+++ Available data +++

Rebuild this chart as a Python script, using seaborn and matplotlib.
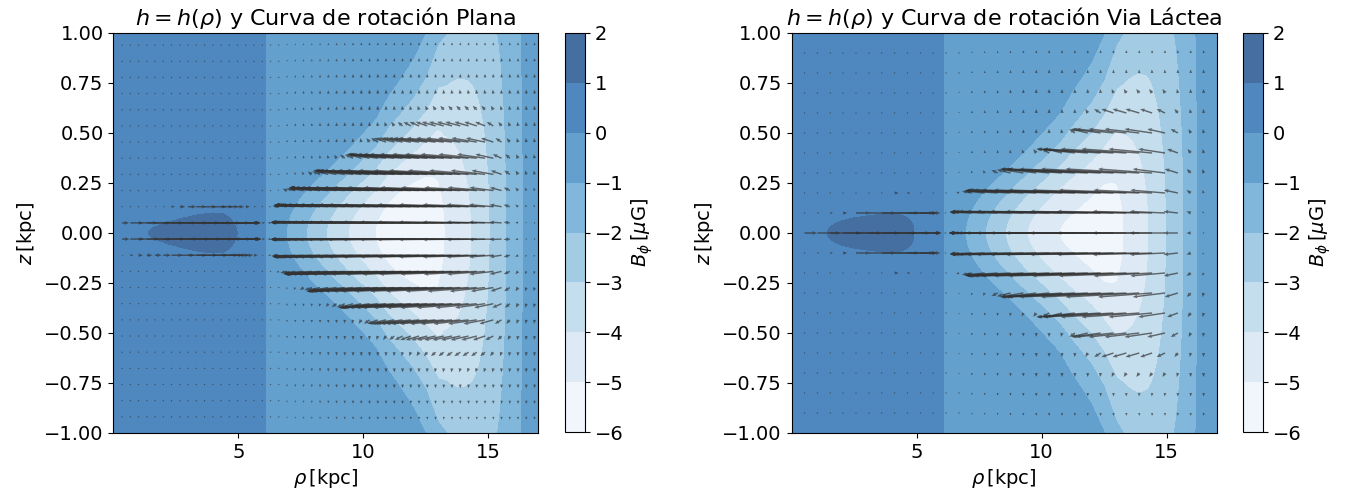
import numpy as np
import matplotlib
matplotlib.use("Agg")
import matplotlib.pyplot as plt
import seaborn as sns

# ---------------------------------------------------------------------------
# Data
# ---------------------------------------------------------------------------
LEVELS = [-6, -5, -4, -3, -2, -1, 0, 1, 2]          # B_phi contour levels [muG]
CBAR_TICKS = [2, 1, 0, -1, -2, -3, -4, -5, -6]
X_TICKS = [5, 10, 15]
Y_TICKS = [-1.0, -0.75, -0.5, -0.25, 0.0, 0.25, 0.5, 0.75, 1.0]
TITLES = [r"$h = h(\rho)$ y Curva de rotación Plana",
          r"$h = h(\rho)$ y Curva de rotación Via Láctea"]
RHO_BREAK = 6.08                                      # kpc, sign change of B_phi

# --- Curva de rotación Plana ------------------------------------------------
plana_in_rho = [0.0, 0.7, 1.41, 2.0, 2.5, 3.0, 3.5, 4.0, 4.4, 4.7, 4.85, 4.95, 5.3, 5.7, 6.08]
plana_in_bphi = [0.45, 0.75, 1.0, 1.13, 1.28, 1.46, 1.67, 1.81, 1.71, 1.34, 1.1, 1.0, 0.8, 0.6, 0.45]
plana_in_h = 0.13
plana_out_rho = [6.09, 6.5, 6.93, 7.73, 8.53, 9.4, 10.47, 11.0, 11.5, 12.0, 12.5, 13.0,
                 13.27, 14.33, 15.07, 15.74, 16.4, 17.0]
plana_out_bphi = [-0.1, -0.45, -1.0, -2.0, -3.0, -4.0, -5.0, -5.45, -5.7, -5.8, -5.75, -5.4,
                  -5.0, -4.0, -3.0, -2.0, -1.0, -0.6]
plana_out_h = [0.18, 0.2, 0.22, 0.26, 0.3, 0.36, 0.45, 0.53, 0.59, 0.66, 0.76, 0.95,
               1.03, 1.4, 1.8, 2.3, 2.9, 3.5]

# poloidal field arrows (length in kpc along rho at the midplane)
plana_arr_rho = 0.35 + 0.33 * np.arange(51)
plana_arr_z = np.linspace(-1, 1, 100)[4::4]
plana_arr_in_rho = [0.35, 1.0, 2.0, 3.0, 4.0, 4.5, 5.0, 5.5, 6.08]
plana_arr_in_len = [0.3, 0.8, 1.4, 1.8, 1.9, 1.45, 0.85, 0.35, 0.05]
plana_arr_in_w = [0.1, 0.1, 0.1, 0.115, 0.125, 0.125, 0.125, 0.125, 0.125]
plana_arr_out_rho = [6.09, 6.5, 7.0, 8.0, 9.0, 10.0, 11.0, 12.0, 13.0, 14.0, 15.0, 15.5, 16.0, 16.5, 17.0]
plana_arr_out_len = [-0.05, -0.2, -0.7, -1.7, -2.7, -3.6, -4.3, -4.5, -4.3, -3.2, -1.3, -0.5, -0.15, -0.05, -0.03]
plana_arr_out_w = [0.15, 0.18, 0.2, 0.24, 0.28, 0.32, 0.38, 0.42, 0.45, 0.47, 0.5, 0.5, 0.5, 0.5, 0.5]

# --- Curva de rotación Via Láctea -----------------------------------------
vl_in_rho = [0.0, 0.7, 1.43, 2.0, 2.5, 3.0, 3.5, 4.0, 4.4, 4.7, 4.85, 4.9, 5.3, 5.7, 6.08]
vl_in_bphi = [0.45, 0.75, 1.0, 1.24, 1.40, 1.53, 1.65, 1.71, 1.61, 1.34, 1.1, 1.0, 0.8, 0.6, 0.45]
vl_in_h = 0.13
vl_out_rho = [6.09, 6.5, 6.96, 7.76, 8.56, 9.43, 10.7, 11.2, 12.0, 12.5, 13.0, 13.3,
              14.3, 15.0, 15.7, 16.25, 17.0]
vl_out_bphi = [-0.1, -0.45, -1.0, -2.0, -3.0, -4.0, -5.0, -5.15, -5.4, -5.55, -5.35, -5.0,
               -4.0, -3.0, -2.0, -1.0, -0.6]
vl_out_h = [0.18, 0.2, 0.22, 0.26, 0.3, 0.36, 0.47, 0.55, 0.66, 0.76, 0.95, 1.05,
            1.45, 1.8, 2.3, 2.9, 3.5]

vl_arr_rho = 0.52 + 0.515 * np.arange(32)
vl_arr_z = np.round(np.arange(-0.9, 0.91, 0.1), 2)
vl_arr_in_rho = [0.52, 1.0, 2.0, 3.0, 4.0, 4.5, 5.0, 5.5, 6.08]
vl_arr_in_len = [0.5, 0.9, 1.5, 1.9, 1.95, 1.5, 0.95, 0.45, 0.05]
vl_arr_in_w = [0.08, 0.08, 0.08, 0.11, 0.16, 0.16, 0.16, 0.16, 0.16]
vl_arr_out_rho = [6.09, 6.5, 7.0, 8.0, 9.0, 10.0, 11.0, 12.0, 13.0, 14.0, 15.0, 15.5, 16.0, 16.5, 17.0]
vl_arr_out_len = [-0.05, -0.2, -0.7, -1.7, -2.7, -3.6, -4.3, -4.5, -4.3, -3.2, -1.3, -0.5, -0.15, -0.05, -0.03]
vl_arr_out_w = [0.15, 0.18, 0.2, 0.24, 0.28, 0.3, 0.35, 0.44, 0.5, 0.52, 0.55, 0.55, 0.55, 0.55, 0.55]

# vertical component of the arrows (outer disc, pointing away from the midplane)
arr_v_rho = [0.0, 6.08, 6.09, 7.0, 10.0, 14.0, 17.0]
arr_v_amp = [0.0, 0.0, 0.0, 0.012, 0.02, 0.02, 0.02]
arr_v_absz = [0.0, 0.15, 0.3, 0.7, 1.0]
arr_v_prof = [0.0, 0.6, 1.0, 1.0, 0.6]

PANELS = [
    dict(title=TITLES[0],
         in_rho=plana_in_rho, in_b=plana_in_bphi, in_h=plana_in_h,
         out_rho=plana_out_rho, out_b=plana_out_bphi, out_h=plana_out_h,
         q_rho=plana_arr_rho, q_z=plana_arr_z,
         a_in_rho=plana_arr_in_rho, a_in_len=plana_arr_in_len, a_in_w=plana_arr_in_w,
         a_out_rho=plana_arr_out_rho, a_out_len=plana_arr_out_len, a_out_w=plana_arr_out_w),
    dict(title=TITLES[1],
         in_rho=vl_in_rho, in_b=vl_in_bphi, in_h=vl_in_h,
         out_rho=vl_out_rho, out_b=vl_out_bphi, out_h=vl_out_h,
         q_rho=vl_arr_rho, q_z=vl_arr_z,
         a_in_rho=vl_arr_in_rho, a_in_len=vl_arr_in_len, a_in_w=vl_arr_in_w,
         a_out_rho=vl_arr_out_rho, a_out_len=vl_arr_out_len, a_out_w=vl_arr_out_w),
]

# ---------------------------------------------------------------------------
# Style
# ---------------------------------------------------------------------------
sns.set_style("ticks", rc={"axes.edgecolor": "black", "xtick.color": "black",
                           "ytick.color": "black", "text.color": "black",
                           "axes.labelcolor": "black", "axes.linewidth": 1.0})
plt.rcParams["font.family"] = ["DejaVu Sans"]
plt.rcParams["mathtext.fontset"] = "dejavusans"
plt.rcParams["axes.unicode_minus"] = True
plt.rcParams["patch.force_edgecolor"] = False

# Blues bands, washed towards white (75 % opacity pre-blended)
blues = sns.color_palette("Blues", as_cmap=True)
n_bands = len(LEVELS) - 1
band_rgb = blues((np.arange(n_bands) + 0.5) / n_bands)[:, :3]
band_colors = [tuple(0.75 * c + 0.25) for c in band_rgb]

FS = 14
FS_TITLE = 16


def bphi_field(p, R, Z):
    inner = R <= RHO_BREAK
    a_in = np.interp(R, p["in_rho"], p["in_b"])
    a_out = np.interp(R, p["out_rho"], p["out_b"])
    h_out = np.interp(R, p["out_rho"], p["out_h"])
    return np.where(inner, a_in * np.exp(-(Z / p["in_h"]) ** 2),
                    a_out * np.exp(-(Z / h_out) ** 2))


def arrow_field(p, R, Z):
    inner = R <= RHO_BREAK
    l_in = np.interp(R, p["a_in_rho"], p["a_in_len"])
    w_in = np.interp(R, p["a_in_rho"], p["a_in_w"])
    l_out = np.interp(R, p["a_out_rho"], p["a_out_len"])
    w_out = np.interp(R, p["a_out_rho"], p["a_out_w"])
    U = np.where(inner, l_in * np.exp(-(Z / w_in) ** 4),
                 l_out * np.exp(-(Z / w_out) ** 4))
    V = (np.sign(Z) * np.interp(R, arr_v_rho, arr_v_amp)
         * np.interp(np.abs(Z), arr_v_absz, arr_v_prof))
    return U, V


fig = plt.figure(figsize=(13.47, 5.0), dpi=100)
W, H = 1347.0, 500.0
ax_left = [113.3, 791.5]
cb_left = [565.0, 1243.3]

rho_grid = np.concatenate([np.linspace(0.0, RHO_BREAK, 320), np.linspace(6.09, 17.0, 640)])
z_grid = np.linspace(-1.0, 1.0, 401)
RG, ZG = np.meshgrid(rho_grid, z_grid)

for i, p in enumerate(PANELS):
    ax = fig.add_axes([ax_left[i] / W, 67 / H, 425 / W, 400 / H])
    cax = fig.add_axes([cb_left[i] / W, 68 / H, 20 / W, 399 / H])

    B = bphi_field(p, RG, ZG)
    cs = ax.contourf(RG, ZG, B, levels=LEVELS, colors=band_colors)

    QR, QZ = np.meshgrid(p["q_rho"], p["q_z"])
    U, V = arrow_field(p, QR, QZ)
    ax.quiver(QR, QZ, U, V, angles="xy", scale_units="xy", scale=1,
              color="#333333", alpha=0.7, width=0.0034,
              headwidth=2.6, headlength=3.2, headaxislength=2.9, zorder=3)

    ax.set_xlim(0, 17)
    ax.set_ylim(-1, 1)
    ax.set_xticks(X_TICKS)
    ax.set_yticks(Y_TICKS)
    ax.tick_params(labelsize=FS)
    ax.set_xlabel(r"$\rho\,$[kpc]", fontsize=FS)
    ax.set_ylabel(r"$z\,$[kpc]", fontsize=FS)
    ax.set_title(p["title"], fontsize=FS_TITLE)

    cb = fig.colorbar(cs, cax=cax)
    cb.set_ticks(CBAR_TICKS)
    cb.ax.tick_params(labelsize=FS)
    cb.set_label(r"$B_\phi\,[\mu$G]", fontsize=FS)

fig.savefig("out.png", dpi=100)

+++
+++ Available data +++

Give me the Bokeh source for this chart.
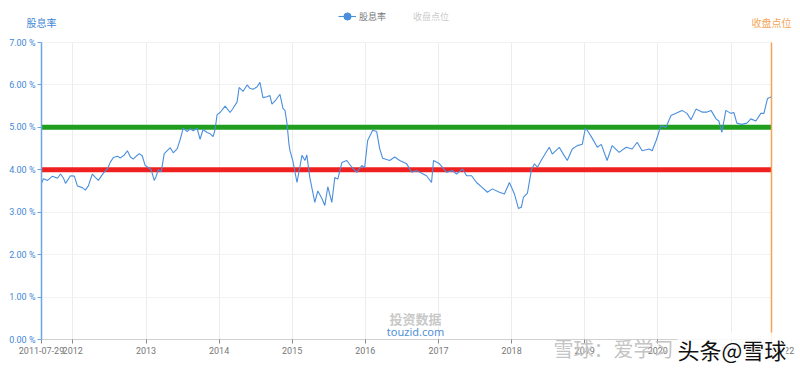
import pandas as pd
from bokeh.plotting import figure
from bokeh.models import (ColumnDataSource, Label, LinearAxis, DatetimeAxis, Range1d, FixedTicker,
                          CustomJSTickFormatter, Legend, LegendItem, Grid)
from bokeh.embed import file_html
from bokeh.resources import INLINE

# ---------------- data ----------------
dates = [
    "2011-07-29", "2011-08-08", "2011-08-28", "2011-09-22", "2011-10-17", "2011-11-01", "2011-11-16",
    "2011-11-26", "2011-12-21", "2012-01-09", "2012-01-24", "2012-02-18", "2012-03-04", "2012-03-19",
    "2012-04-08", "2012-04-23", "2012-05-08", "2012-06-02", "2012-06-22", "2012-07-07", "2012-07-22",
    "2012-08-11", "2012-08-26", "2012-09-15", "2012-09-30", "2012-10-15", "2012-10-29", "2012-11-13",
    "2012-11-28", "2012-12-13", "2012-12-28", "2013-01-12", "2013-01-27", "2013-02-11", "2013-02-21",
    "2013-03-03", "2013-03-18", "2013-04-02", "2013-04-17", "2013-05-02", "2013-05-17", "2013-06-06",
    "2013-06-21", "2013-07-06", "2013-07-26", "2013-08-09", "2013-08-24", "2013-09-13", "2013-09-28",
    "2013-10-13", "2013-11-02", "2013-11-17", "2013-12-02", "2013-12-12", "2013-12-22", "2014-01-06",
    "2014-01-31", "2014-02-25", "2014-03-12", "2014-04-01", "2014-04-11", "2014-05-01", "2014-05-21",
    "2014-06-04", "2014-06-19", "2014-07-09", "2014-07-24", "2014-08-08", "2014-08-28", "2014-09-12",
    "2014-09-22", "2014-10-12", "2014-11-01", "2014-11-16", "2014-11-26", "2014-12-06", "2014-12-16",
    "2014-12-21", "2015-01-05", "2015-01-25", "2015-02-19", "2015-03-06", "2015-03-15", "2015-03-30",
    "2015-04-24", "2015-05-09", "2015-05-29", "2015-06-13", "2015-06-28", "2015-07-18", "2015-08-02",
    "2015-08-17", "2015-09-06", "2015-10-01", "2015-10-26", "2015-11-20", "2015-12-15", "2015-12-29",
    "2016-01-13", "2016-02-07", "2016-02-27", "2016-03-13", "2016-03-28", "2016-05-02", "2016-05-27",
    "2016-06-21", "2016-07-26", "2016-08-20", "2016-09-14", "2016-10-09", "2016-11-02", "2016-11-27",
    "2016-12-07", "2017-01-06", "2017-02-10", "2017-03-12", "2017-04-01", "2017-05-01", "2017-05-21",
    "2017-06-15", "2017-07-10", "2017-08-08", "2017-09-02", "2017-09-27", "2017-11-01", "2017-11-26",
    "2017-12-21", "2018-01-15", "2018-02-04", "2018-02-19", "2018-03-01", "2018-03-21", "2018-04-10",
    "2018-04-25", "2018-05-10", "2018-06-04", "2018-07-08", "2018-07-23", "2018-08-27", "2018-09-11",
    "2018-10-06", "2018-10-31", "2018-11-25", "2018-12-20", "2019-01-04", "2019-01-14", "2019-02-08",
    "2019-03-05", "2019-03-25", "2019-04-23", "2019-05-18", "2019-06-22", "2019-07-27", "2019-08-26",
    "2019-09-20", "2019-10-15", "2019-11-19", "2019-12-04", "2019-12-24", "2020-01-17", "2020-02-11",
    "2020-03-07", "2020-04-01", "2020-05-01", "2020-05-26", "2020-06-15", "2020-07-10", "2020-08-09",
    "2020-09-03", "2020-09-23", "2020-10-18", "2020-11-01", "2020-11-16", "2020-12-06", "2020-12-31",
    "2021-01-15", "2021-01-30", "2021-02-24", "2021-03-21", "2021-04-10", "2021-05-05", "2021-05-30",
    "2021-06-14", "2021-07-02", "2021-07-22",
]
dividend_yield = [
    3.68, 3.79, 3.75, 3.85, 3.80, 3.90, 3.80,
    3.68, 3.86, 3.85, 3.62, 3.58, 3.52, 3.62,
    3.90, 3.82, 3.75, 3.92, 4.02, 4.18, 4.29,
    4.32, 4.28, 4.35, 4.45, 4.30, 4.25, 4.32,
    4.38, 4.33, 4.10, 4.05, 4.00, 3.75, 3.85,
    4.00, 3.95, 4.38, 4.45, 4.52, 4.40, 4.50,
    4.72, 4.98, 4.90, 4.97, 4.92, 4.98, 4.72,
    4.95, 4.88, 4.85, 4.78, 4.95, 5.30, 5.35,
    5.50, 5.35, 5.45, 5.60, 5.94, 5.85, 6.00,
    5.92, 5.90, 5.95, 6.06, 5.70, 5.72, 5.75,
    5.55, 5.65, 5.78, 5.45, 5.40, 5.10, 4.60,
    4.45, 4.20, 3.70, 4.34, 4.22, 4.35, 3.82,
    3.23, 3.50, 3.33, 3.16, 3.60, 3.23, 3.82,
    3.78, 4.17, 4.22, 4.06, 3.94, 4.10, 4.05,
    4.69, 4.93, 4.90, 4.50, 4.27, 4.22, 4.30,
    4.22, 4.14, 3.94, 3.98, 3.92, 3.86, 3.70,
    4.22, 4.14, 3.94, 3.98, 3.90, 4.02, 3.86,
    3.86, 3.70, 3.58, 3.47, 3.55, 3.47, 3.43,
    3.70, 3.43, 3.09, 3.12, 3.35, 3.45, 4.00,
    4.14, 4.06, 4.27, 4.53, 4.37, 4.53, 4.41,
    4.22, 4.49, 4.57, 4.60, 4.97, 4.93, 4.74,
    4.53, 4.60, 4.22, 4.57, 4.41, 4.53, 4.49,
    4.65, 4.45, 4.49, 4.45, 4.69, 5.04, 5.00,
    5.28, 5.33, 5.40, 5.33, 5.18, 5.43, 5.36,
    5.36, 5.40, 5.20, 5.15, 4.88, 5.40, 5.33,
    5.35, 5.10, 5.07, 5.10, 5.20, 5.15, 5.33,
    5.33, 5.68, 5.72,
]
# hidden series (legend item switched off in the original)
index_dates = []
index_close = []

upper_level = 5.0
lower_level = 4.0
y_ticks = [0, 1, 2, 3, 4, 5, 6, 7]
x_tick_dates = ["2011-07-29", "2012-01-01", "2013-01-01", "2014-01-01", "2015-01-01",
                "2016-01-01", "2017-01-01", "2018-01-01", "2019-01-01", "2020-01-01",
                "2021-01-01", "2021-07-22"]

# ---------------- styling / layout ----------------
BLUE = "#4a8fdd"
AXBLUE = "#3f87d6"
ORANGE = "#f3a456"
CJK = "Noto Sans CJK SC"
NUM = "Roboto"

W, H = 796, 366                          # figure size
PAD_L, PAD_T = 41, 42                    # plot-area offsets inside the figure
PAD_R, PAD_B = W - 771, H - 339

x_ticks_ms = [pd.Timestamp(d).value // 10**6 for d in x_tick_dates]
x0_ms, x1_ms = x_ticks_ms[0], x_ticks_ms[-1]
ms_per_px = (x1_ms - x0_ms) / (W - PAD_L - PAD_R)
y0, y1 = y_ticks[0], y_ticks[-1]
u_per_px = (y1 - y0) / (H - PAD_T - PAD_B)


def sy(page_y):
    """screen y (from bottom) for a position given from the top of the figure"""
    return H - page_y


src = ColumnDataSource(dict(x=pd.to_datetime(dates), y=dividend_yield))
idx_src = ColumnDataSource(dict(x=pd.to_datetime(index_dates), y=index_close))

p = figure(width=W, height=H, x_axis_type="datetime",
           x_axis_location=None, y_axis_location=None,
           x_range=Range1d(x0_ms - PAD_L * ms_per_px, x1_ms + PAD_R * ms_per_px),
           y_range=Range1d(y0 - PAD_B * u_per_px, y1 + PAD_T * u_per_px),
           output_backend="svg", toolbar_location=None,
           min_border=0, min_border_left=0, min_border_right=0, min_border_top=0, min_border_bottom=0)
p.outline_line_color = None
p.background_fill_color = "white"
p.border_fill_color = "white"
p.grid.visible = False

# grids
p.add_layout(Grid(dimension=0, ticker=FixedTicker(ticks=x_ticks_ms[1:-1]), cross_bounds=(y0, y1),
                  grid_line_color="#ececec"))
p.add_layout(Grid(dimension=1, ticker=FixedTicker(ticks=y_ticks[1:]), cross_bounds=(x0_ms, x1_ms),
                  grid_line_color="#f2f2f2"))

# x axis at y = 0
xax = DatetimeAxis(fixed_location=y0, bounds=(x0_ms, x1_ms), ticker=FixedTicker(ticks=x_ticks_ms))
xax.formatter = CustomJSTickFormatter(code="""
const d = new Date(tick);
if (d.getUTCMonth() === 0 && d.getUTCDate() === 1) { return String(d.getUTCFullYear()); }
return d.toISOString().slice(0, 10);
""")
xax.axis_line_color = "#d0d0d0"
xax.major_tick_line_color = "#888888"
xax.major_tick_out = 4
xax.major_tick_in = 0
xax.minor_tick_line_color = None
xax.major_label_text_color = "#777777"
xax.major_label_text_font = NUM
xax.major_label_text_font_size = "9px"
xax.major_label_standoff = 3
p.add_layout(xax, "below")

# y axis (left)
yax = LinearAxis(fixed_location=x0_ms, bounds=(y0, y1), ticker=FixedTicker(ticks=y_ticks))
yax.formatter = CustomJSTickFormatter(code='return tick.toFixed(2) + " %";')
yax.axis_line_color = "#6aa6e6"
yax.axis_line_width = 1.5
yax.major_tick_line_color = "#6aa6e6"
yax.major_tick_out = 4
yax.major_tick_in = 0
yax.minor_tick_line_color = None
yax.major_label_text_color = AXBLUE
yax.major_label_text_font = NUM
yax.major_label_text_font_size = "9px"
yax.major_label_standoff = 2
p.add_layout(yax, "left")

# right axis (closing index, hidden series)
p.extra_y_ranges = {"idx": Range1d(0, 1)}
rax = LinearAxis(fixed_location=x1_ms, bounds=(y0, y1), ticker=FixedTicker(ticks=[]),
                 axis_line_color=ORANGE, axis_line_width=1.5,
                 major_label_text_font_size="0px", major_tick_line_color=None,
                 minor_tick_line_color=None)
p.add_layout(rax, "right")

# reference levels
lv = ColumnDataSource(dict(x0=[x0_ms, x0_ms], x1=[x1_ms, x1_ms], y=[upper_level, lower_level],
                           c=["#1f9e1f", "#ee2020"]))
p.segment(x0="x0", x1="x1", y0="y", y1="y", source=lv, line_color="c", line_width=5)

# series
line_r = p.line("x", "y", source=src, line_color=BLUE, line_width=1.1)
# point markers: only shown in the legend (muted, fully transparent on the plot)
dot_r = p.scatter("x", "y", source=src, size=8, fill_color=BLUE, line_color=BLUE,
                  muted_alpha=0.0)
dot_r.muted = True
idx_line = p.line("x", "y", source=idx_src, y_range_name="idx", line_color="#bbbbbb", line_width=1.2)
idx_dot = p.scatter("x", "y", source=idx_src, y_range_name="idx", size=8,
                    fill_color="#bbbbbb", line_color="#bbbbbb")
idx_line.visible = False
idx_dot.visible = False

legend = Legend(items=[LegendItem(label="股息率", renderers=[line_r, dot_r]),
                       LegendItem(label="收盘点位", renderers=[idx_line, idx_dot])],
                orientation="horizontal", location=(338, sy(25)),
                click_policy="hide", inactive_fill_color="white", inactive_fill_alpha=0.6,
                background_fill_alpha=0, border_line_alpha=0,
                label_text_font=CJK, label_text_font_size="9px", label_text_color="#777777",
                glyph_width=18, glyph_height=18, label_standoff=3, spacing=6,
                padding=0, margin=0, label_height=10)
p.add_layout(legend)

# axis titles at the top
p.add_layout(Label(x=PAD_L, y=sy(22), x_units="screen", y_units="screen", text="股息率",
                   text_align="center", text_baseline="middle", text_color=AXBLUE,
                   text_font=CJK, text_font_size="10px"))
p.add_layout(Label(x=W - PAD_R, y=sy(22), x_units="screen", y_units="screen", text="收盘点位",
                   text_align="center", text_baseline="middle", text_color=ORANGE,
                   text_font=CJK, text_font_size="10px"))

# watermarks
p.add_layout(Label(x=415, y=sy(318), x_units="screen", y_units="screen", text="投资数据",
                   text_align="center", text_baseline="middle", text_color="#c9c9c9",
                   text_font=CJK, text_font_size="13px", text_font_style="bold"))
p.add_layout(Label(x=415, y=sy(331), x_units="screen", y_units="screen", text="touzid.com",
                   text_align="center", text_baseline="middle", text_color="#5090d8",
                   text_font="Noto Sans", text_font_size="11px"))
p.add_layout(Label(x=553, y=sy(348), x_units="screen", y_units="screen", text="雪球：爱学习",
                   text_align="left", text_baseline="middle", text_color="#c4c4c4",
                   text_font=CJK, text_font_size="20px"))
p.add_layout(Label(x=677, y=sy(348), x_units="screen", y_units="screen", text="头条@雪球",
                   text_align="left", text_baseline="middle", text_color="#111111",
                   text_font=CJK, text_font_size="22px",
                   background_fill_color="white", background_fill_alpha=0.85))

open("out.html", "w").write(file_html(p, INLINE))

+++

= Set exercise =
Starting at the line containing "Rebuild this chart" and ending at the line containing "0.5, 0.5, 0.5]", copy those lines exactly, both included, and nothing more. Leave out any picture.

= Exercise result =
Rebuild this chart as a Python script, using seaborn and matplotlib.
import numpy as np
import matplotlib
matplotlib.use("Agg")
import matplotlib.pyplot as plt
import seaborn as sns

# ---------------------------------------------------------------------------
# Data
# ---------------------------------------------------------------------------
LEVELS = [-6, -5, -4, -3, -2, -1, 0, 1, 2]          # B_phi contour levels [muG]
CBAR_TICKS = [2, 1, 0, -1, -2, -3, -4, -5, -6]
X_TICKS = [5, 10, 15]
Y_TICKS = [-1.0, -0.75, -0.5, -0.25, 0.0, 0.25, 0.5, 0.75, 1.0]
TITLES = [r"$h = h(\rho)$ y Curva de rotación Plana",
          r"$h = h(\rho)$ y Curva de rotación Via Láctea"]
RHO_BREAK = 6.08                                      # kpc, sign change of B_phi

# --- Curva de rotación Plana ------------------------------------------------
plana_in_rho = [0.0, 0.7, 1.41, 2.0, 2.5, 3.0, 3.5, 4.0, 4.4, 4.7, 4.85, 4.95, 5.3, 5.7, 6.08]
plana_in_bphi = [0.45, 0.75, 1.0, 1.13, 1.28, 1.46, 1.67, 1.81, 1.71, 1.34, 1.1, 1.0, 0.8, 0.6, 0.45]
plana_in_h = 0.13
plana_out_rho = [6.09, 6.5, 6.93, 7.73, 8.53, 9.4, 10.47, 11.0, 11.5, 12.0, 12.5, 13.0,
                 13.27, 14.33, 15.07, 15.74, 16.4, 17.0]
plana_out_bphi = [-0.1, -0.45, -1.0, -2.0, -3.0, -4.0, -5.0, -5.45, -5.7, -5.8, -5.75, -5.4,
                  -5.0, -4.0, -3.0, -2.0, -1.0, -0.6]
plana_out_h = [0.18, 0.2, 0.22, 0.26, 0.3, 0.36, 0.45, 0.53, 0.59, 0.66, 0.76, 0.95,
               1.03, 1.4, 1.8, 2.3, 2.9, 3.5]

# poloidal field arrows (length in kpc along rho at the midplane)
plana_arr_rho = 0.35 + 0.33 * np.arange(51)
plana_arr_z = np.linspace(-1, 1, 100)[4::4]
plana_arr_in_rho = [0.35, 1.0, 2.0, 3.0, 4.0, 4.5, 5.0, 5.5, 6.08]
plana_arr_in_len = [0.3, 0.8, 1.4, 1.8, 1.9, 1.45, 0.85, 0.35, 0.05]
plana_arr_in_w = [0.1, 0.1, 0.1, 0.115, 0.125, 0.125, 0.125, 0.125, 0.125]
plana_arr_out_rho = [6.09, 6.5, 7.0, 8.0, 9.0, 10.0, 11.0, 12.0, 13.0, 14.0, 15.0, 15.5, 16.0, 16.5, 17.0]
plana_arr_out_len = [-0.05, -0.2, -0.7, -1.7, -2.7, -3.6, -4.3, -4.5, -4.3, -3.2, -1.3, -0.5, -0.15, -0.05, -0.03]
plana_arr_out_w = [0.15, 0.18, 0.2, 0.24, 0.28, 0.32, 0.38, 0.42, 0.45, 0.47, 0.5, 0.5, 0.5, 0.5, 0.5]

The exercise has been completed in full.